For all its physical confrontations, the most heartbreaking moments in Mercy for None are often the quietest. These include a tender exchange between Gi-jun and a dying friend, as well as the long silence that precedes his fatal decision. The show excels in using pauses, glances, and stillness to communicate what words cannot. It asks the audience to sit in the discomfort of unresolved grief and to witness the internal toll of every choice Gi-jun makes. These scenes are not meant to provoke shock, but to leave behind a lingering ache. In doing so, the series elevates itself from being a simple thriller to something more emotionally resonant and human.

 

5. THE SLOW PACING DEEPENS THE EMOTIONAL AND THEMATIC IMPACT

The series may feel deliberately restrained at first, but that stillness has purpose.
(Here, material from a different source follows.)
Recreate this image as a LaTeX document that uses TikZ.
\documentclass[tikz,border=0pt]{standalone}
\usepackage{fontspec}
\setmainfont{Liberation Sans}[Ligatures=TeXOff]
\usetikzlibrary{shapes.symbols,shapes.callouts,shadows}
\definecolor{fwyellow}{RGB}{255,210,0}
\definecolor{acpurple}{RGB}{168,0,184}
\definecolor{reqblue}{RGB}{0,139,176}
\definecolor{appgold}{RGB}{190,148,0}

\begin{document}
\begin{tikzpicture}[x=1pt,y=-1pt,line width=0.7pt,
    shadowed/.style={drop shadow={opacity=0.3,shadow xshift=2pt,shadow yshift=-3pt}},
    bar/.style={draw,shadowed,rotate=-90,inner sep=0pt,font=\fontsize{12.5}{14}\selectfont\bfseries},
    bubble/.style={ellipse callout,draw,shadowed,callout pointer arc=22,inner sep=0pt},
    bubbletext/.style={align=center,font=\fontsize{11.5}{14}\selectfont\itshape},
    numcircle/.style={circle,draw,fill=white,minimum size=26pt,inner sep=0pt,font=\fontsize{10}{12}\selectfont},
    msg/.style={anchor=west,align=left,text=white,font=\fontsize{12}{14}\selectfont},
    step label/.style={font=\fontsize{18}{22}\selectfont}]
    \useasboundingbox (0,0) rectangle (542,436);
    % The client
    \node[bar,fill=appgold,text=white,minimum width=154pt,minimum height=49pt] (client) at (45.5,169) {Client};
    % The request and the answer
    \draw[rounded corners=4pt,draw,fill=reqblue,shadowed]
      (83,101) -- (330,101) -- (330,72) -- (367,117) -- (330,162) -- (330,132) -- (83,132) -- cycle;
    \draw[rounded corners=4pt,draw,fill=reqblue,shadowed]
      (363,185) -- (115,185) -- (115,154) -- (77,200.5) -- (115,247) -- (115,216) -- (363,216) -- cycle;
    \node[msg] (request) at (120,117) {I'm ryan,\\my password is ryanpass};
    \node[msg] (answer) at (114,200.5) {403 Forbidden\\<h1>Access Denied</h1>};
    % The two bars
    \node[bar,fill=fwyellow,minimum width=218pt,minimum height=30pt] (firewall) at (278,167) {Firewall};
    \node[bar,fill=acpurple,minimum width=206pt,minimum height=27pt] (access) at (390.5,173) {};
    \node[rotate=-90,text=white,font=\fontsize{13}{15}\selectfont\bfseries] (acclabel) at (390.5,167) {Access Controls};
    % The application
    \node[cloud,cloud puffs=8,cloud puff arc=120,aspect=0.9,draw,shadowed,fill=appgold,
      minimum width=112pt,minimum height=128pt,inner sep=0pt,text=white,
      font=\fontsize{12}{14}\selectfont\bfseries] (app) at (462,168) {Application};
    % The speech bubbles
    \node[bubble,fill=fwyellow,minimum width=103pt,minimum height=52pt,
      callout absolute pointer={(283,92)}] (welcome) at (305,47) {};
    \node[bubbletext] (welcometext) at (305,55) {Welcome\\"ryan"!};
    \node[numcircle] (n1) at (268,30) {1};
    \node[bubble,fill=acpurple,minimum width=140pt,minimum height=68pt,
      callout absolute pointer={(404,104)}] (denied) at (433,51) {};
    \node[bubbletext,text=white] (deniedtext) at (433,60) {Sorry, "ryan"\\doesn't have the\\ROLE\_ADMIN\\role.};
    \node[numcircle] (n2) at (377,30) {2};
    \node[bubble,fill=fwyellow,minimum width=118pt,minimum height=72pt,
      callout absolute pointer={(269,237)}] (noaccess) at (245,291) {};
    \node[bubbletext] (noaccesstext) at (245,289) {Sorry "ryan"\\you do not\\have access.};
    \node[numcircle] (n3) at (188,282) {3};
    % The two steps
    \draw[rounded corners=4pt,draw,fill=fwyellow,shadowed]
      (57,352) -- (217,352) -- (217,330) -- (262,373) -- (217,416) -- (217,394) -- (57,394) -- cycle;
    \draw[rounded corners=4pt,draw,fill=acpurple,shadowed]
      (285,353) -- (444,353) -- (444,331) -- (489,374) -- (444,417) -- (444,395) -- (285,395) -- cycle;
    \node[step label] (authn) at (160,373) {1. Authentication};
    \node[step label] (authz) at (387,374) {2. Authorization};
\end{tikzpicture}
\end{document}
Every episode takes its time to allow the consequences of each action to breathe. The story does not chase momentum for the sake of entertainment. Instead, it uses its slow pace to pull the viewer deeper into a world shaped by betrayal, loss, and quiet brutality. This gradual storytelling method allows emotional beats to land more powerfully and reveals the broader system of corruption that sits beneath the surface. What begins as one man’s search for answers slowly becomes a portrait of a society where law, politics, and business quietly enable cycles of violence. The slow pace ensures that these layers are not just revealed, but fully absorbed.

 

6. THE ENSEMBLE CAST BUILDS A WORLD THAT FEELS REAL AND DANGEROUS

Every character adds something vital. For instance, Huh Joon-ho plays Lee Joo-woon with quiet menace and unshakable control. Meanwhile, Ahn Gil-kang is electric as Gu Bong-san who is always unpredictable and dangerous. In contrast, Gong Myung’s Gu Jun-mo brings heartbreaking conflict to the table, caught between loyalty and survival. Additionally, Jo Han-chul adds gravitas as a prosecutor who may be even more dangerous than the criminals. Together, the characters bring depth and tension to every interaction, making each subplot feel urgent and alive.

 

7. THE CINEMATOGRAPHY CREATES A MOOD OF QUIET DESPAIR AND TENSION

Visually, Mercy for None is striking in its restraint. Director Choi Sung-eun uses lighting, colour, and space to build tension without relying on overt visual tricks. The colour palette leans into greys, blues, and muted tones that mirror the characters’ emotional states. Long, static shots let scenes breathe, while narrow hallways, rain-drenched alleys, and dimly lit rooms create a sense of isolation. This commitment to atmosphere transforms the locations into emotional spaces. Each setting feels lived-in and heavy with history. Rather than distracting the viewer with stylisation, the visuals quietly reinforce the story’s themes of decay, confinement, and internal collapse.

 

8. NOTHING BUT CONSEQUENCES AWAIT

Perhaps the most powerful aspect of Mercy for None is its refusal to offer closure. There is no final triumph, no redemption arc, and no neat resolution. The series is not interested in telling a story where justice prevails. Instead, it explores what happens when someone loses faith in the idea of justice altogether. The final moments of the series are quiet but devastating. They are not designed to satisfy, but to reflect the hard truths the story has spent hours revealing. In the world of this drama, no one walks away clean. Every decision leaves a scar. Every act has a cost. And that is what makes the ending so unforgettable.